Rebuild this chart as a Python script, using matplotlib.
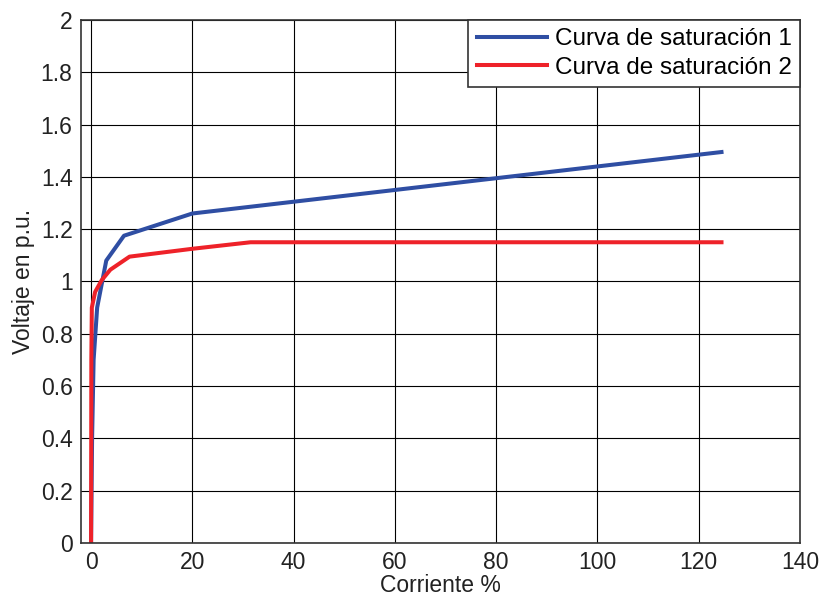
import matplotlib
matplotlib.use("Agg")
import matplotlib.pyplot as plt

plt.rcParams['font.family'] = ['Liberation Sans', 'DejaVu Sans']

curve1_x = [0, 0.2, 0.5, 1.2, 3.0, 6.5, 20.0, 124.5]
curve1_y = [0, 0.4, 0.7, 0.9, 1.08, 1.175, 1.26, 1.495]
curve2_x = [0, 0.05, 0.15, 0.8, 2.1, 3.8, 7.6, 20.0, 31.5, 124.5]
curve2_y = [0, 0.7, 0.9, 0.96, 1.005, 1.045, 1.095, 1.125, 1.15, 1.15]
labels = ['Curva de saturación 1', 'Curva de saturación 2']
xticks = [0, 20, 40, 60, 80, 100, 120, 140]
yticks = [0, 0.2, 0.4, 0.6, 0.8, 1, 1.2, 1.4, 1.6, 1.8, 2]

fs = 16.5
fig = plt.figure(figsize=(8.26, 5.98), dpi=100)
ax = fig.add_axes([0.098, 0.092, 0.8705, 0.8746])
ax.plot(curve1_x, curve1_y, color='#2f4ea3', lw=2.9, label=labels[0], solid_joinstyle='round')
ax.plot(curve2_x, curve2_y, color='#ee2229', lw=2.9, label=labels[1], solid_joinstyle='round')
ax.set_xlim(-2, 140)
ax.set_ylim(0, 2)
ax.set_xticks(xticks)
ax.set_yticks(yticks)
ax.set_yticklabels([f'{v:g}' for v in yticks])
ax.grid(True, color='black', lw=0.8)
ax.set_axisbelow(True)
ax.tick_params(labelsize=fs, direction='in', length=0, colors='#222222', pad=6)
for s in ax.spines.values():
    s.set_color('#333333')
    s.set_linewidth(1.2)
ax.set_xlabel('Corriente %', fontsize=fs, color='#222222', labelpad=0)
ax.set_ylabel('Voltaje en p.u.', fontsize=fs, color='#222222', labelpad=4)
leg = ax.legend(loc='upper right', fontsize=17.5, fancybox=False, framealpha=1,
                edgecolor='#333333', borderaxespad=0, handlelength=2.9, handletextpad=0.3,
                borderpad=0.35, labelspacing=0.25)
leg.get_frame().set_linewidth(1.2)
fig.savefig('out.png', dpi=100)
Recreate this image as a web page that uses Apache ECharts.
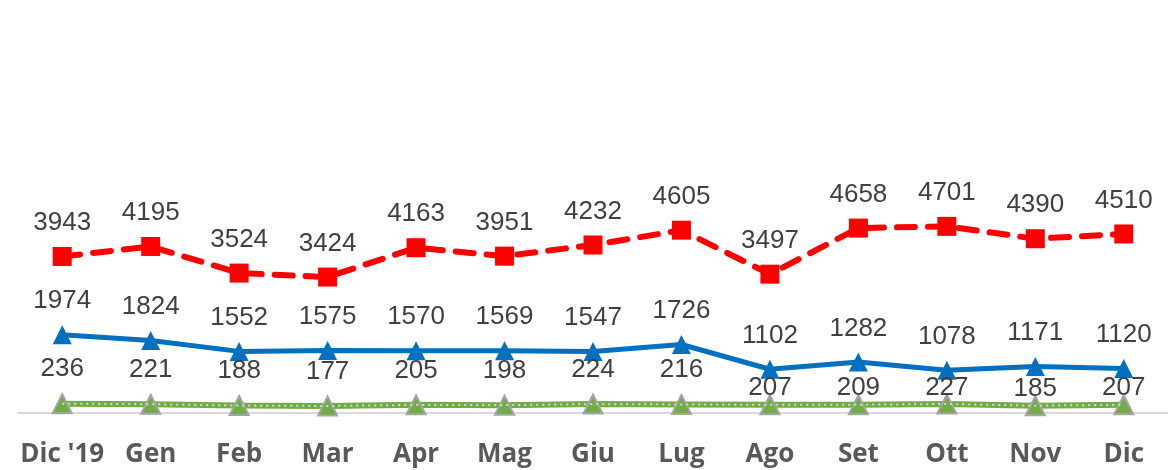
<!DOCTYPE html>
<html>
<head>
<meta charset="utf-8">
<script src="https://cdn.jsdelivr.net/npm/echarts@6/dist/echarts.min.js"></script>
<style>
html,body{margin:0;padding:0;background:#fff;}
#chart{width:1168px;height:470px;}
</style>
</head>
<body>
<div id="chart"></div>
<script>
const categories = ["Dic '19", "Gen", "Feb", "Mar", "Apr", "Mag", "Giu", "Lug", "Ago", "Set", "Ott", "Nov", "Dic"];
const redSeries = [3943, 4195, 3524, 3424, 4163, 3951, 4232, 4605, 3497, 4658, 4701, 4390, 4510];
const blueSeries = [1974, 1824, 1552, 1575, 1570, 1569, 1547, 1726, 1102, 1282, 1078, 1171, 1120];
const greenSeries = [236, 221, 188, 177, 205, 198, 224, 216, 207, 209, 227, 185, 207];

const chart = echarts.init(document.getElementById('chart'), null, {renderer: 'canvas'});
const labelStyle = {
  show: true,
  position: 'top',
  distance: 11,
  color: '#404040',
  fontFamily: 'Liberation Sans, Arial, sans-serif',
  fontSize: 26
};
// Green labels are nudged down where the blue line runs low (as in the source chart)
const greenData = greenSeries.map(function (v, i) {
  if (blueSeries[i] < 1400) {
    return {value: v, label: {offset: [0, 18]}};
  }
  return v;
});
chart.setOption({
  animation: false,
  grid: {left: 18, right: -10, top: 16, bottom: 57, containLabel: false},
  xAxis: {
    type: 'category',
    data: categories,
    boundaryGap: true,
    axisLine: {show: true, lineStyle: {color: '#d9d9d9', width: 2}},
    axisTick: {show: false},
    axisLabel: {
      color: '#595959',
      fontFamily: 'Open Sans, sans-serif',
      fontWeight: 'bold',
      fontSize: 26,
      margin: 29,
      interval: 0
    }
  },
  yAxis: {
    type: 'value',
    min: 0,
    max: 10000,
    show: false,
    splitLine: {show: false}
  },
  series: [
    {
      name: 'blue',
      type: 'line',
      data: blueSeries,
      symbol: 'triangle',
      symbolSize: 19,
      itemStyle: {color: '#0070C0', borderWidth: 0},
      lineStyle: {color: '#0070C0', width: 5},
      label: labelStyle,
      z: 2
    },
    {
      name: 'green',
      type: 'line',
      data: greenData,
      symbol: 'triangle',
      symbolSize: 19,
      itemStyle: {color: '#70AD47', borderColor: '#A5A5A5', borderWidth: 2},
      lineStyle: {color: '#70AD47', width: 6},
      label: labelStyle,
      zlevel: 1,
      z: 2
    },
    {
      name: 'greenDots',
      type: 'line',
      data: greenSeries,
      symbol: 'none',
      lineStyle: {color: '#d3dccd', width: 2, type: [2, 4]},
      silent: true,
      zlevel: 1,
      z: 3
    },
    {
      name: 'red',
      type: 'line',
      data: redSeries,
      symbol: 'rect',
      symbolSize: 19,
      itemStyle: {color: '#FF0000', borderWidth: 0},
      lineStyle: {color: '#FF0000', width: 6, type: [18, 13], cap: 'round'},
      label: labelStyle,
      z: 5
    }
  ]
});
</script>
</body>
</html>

----------------------------------------

**TO DO**
Your first line is the one with "Recreate this image", and your last is the one with "227, 185, 207];". Copy those and every line between them exactly, without any pictures.

**SOLVED EXERCISE**
Recreate this image as a web page that uses Apache ECharts.
<!DOCTYPE html>
<html>
<head>
<meta charset="utf-8">
<script src="https://cdn.jsdelivr.net/npm/echarts@6/dist/echarts.min.js"></script>
<style>
html,body{margin:0;padding:0;background:#fff;}
#chart{width:1168px;height:470px;}
</style>
</head>
<body>
<div id="chart"></div>
<script>
const categories = ["Dic '19", "Gen", "Feb", "Mar", "Apr", "Mag", "Giu", "Lug", "Ago", "Set", "Ott", "Nov", "Dic"];
const redSeries = [3943, 4195, 3524, 3424, 4163, 3951, 4232, 4605, 3497, 4658, 4701, 4390, 4510];
const blueSeries = [1974, 1824, 1552, 1575, 1570, 1569, 1547, 1726, 1102, 1282, 1078, 1171, 1120];
const greenSeries = [236, 221, 188, 177, 205, 198, 224, 216, 207, 209, 227, 185, 207];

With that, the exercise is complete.